Besides a dedication to beautiful meats and animal welfare, the shop is also uncommonly, and fiercely committed to seasonality. Usually when a place claims a seasonal business ethic, they are talking about tomatoes, but when Kevin Smith says it, he means something totally mind-blowing and unheard-of in today’s food system.
“Hey Chef, I noticed there’s no chicken in your case right now. Is that to avoid contamination, or did you not receive your order this week?”
“It’s not chicken season,” he stated plainly.

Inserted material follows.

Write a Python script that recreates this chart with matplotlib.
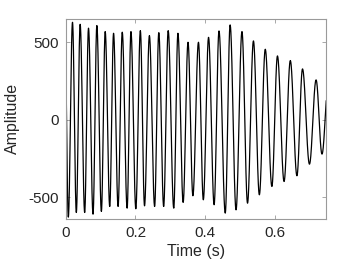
import numpy as np
import matplotlib
matplotlib.use("Agg")
import matplotlib.pyplot as plt

# Extrema of the waveform (time in s, amplitude)
ext_time = [-0.003, 0.007, 0.019, 0.030, 0.041, 0.054, 0.065, 0.078, 0.089, 0.102,
            0.113, 0.126, 0.137, 0.150, 0.162, 0.176, 0.187, 0.201, 0.214, 0.226,
            0.240, 0.255, 0.267, 0.281, 0.294, 0.310, 0.322, 0.337, 0.351, 0.365,
            0.381, 0.395, 0.410, 0.426, 0.440, 0.458, 0.472, 0.489, 0.506, 0.522,
            0.539, 0.556, 0.573, 0.592, 0.608, 0.627, 0.645, 0.664, 0.680, 0.700,
            0.719, 0.736, 0.754]
ext_amp = [620, -628, 630, -598, 617, -598, 592, -609, 609, -591,
           570, -559, 559, -559, 566, -570, 570, -574, 576, -555,
           544, -559, 563, -559, 576, -570, 559, -533, 501, -490,
           501, -516, 533, -548, 574, -602, 613, -581, 570, -538,
           510, -484, 456, -430, 413, -398, 383, -361, 329, -286,
           258, -221, 230]

xticks = [0, 0.2, 0.4, 0.6]
xtick_labels = ["0", "0.2", "0.4", "0.6"]
yticks = [-500, 0, 500]
ytick_labels = ["-500", "0", "500"]

# smooth half-cosine rendering between consecutive extrema
ts, ys = [], []
for i in range(len(ext_time) - 1):
    t0, t1 = ext_time[i], ext_time[i + 1]
    a, b = ext_amp[i], ext_amp[i + 1]
    u = np.linspace(0, 1, 40, endpoint=False)
    ts.append(t0 + (t1 - t0) * u)
    ys.append((a + b) / 2 + (a - b) / 2 * np.cos(np.pi * u))
ts = np.concatenate(ts)
ys = np.concatenate(ys)

plt.rcParams['font.family'] = ['Liberation Sans', 'DejaVu Sans']
plt.rcParams['axes.unicode_minus'] = False

fig = plt.figure(figsize=(3.6, 2.7), dpi=100)
ax = fig.add_axes([0.183, 0.189, 0.723, 0.741])
ax.plot(ts, ys, color='black', lw=0.9)
ax.set_xlim(0, 0.748)
ax.set_ylim(-640, 652)
ax.set_xticks(xticks)
ax.set_xticklabels(xtick_labels)
ax.set_yticks(yticks)
ax.set_yticklabels(ytick_labels)
for s in ax.spines.values():
    s.set_color('#9a9a9a')
    s.set_linewidth(0.8)
ax.tick_params(direction='in', length=3, width=0.6, color='#9a9a9a',
               top=True, right=True, labelsize=11, labelcolor='#262626', pad=5)
ax.set_xlabel("Time (s)", fontsize=11.5, color='#262626', labelpad=3)
ax.set_ylabel("Amplitude", fontsize=11.5, color='#262626', labelpad=6)

fig.savefig("out.png", dpi=100)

This is an issue we have tried to wrap our Radius heads around for a while, that even very well-intentioned chicken farmers cannot deny. For a farmer to build a reliable business, they have to modify their birds’ lives to fit into very short and fast growing periods. Most commodity chickens go from hatch to slaughter in less than 6 weeks, and the best case scenario for conscientious chicken producers is about 10. The longer and slower the growth, the more time on pasture, which results in more flavor, and that is what all the cool butcher shops want. Beast & Cleaver, however, only supports one chicken farm that raises them for once a year slaughter at the age of 28-30 weeks! I can only imagine how healthy and flavorful these birds must be, and next time we go to Seattle, we absolutely have to time it out for chicken season!
Needless to say, Beast & Cleaver made me feel at home and welcomed from the very beginning. The rest of the week flew by. I got to taste all the special terrines, smoked meats, glazes, extractions, pine syrups (OMG so good), steaks, and sausages I wanted. There were plenty of projects to work on, including beef demos from Vee and Payton, and lots of practice cleaning steaks and sausage trim. I ended up leaving Seattle with way more experience than I arrived with, but the thing I will remember the most is the respect and openness the shop showed me at every turn. Sincerely, we at Radius cannot wait until the day we can return the favor, and pay it forward.
Aaaaaand if there was one other thing we could remember most from our trip, it might be this AirBnb burger me and my love, Peggy, made from the dry age patty Kevin gave us, and the trip through the Ballard Farmer’s Market we took on my day off. Yes, it should be considered cheating to throw handfuls of morels onto things, but no, we definitely did not care.